Once they are there, instead of residing in a college dormitory with a roommate carrying a massive fetish for animal porn, the rowdiest fraternity on campus currently on probation, a place where Carter's cousin was a brother at, pretends to recruit them as pledges in return for granting them access to the college party scene. Though forced to put up with the disgusting antics of fraternity brothers Teague, Bearcat, and Cooper, the guys meet sorority girls Kendall, Heather, and Amy, and sparks fly. But once Teague feels threatened by Kevin's new relationship with Kendall, who once dated Teague, he takes the pre-frosh humiliation to a greater level and make their lives miserable and start bullying them out of their college. They even steal their parents credit cards and max them out, while hiring Verne Troyer to make an appearance.

Morris winds up getting drunk to the point where he encounters Dean Chandler on the road and puke on his car windshield, potentially causing his scholarship to diminish. Knowing it was their parents money that funded the frat party, Kevin and Carter demanded some booze, but were further humiliated when Teague revealed the 3 boys to be high school students. The fraternity then kidnapped the boys and took them to a secluded farm where they tied them up and left them with the farm animals. The guys manage to escape and there's a rift between the trio as they go their separate ways. They later decide to fight back and get payback for ruining their weekend as well as any chance of attending Fieldmont.

During the climax, Teague is not only in trouble with the cops, but his car is vandalized, Bearcat is superglued to a toilet, and Cooper is duct taped to a statue naked. Kevin later made amends Kendall. After Kevin sent Gina a video of him having fun at a party at Fieldmont, she asks him to get back together with her, but he refuses. Kevin tells his friends about a new college weekend they can visit; Morris is being punished by his parents for messing up his college scholarship, but he says he can sneak out. All three of them decide to go.

==Production==
Many of the scenes of the actors at university are filmed on the campus of Tulane University in New Orleans and Grace King High School in Metairie in January 2007.

==Release==
===Reception===
 Metacritic, which uses a weighted average, assigned the film a score of 15 out of 100, based on 11 critics, indicating "overwhelming dislike".
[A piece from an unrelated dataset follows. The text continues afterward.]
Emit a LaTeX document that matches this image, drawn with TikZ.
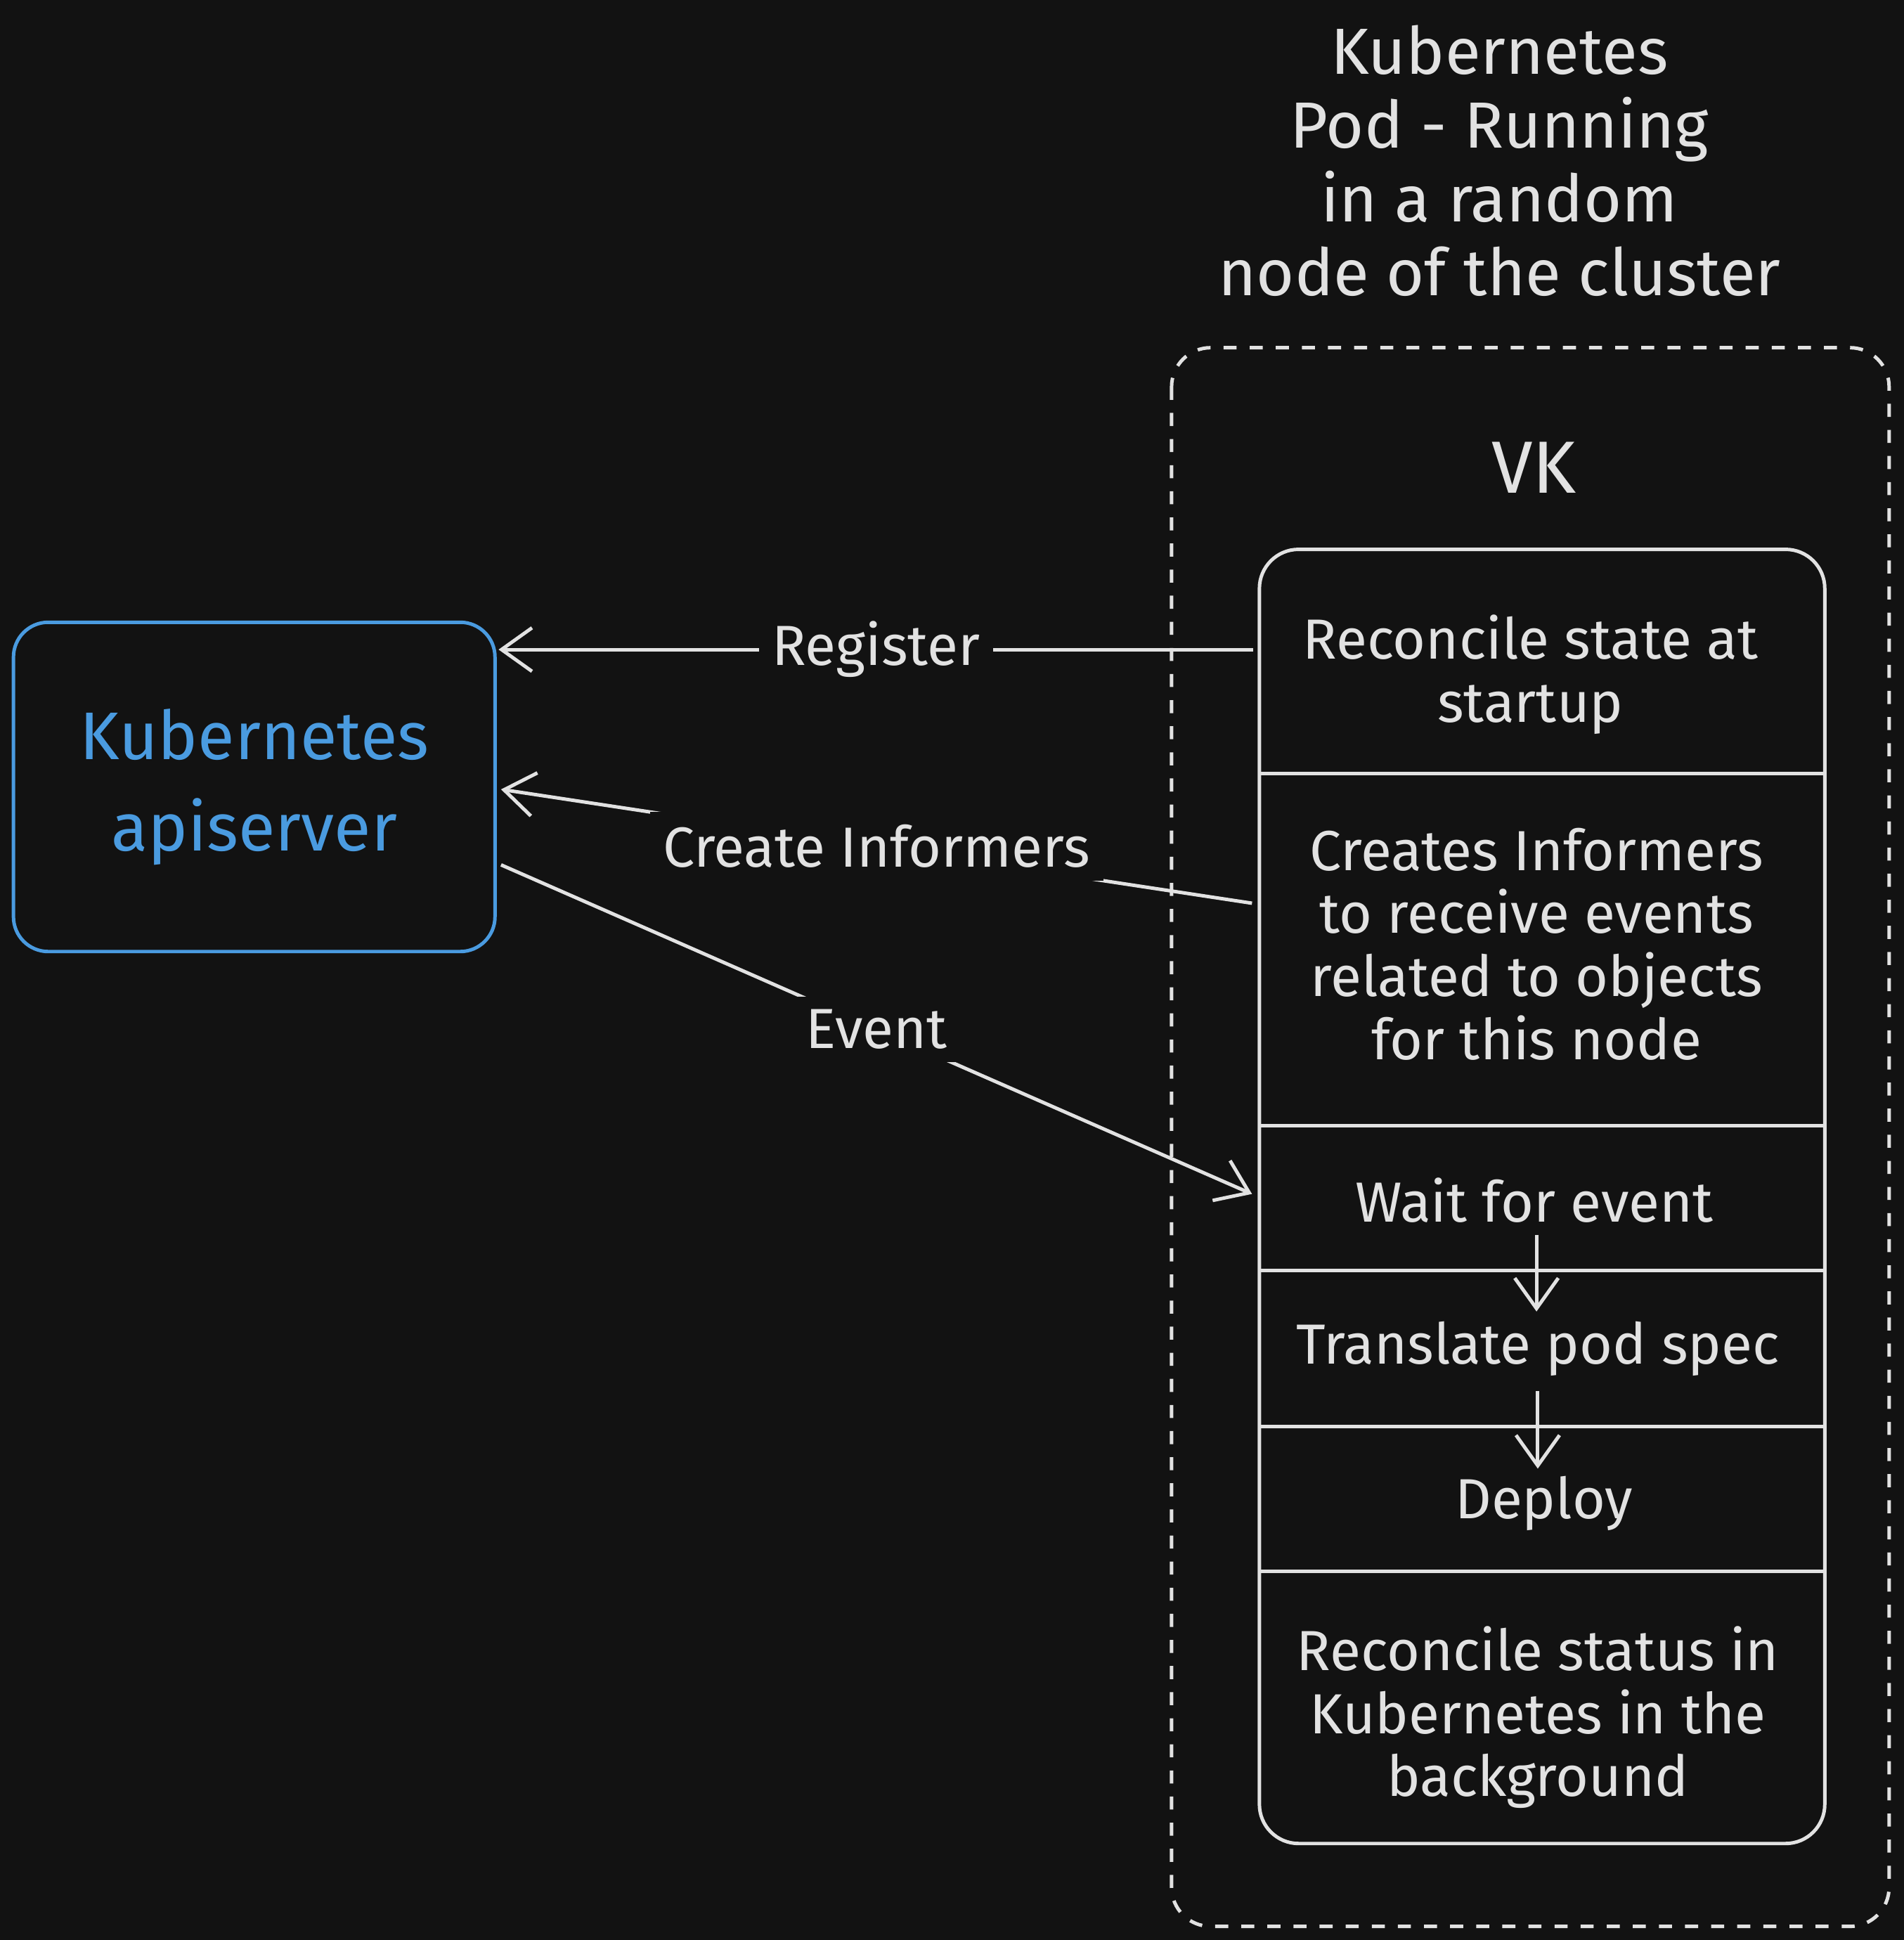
\documentclass[tikz,border=0pt]{standalone}
\usepackage{fontspec}
\setmainfont{Fira Sans}
\usetikzlibrary{arrows.meta}
\definecolor{bg}{HTML}{121212}
\definecolor{ink}{HTML}{E2E2E2}
\definecolor{apiblue}{HTML}{4A9BE0}
\tikzset{
  stage/.style = {text = ink, align = center, font = \fontsize{13}{14.5}\selectfont},
  lbl/.style = {fill = bg, text = ink, inner sep = 3pt, font = \fontsize{13}{15}\selectfont},
  flow/.style = {draw = ink, thick, -{Straight Barb[length=7pt, width=10pt]}},
}
\begin{document}
\begin{tikzpicture}[x = 0.01cm, y = -0.01cm]
\fill[bg] (0, 0) rectangle (1539, 1568);
\useasboundingbox (0, 0) rectangle (1539, 1568);

%%% Title
\node[text = ink, align = center, font = \fontsize{15}{17}\selectfont] (title) at (1212, 130)
  {Kubernetes\\Pod - Running\\in a random\\node of the cluster};

%%% Virtual kubelet
\draw[ink, thick, dashed, rounded corners = 9pt] (947, 281) rectangle (1527, 1557);
\node[text = ink, font = \fontsize{17}{20}\selectfont] (vk) at (1240, 378) {VK};
\draw[ink, thick, rounded corners = 9pt] (1018, 444) rectangle (1475, 1490);
\foreach \y in {625, 910, 1027, 1153, 1270}
  \draw[ink, thick] (1018, \y) -- (1475, \y);

\node[stage] (reconcile) at (1237, 545) {Reconcile state at\\startup};
\node[stage] (informers) at (1242, 763) {Creates Informers\\to receive events\\related to objects\\for this node};
\node[stage] (wait) at (1240, 970) {Wait for event};
\node[stage] (translate) at (1243, 1090) {Translate pod spec};
\node[stage] (deploy) at (1248, 1215) {Deploy};
\node[stage] (status) at (1243, 1388) {Reconcile status in\\Kubernetes in the\\background};

\draw[flow] (1242, 998) -- (1242, 1060);
\draw[flow] (1243, 1124) -- (1243, 1187);

%%% apiserver
\node[draw = apiblue, thick, rounded corners = 8pt, minimum width = 3.89cm, minimum height = 2.66cm,
  text = apiblue, align = center, font = \fontsize{15.5}{21}\selectfont] (api) at (205.5, 636)
  {Kubernetes\\apiserver};

\coordinate (regA) at (1013, 525);
\coordinate (infA) at (1012, 730);
\coordinate (evtA) at (1012, 965);

\draw[flow] (regA) -- (403, 525) node[lbl, pos = 0.5] {Register};
\draw[flow] (infA) -- (405, 638) node[lbl, pos = 0.5] {Create Informers};
\draw[flow] (405, 699) -- (evtA) node[lbl, pos = 0.5] {Event};

\end{tikzpicture}
\end{document}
Gary Goldstein of the Los Angeles Times criticized the "grab-bag script" for emphasizing vulgar humor and bad taste over "wit, charm and originality", calling it "a tedious, by-the-numbers raunch-fest that exists strictly because it can."

Marc Savlov of The Austin Chronicle found the film "so persistently loud and annoying that it single-handedly makes the case for drugging yourself with a roofie, Nembutal, and GHB cocktail (add bitters to taste) prior to entering the theatre."

Entertainment Weeklys Owen Gleiberman rated the movie with a "C−" grade, saying "Friendly yet toothless, College musters little energy even as anarchic-party-movie nostalgia."

Nathan Rabin of The A.V. Club gave it a "D−" rating, saying "[I]t's a joyless misfire determined to deliver the time-tested staples of the college comedy in the most perfunctory, least satisfying manner imaginable."

===Box office===
The film was released on August 29, 2008, in 2,123 theaters. It made US$2.6 million over the Labor Day weekend. The film has grossed an estimated $4.7 million in the U.S. and Canada and $1.6 million in other territories for a total gross of $6.3 million worldwide.

===Home media===
The film was released on DVD on January 27, 2009. The DVD includes both the Theatrical and Unrated versions of the film as well as a Gag Reel.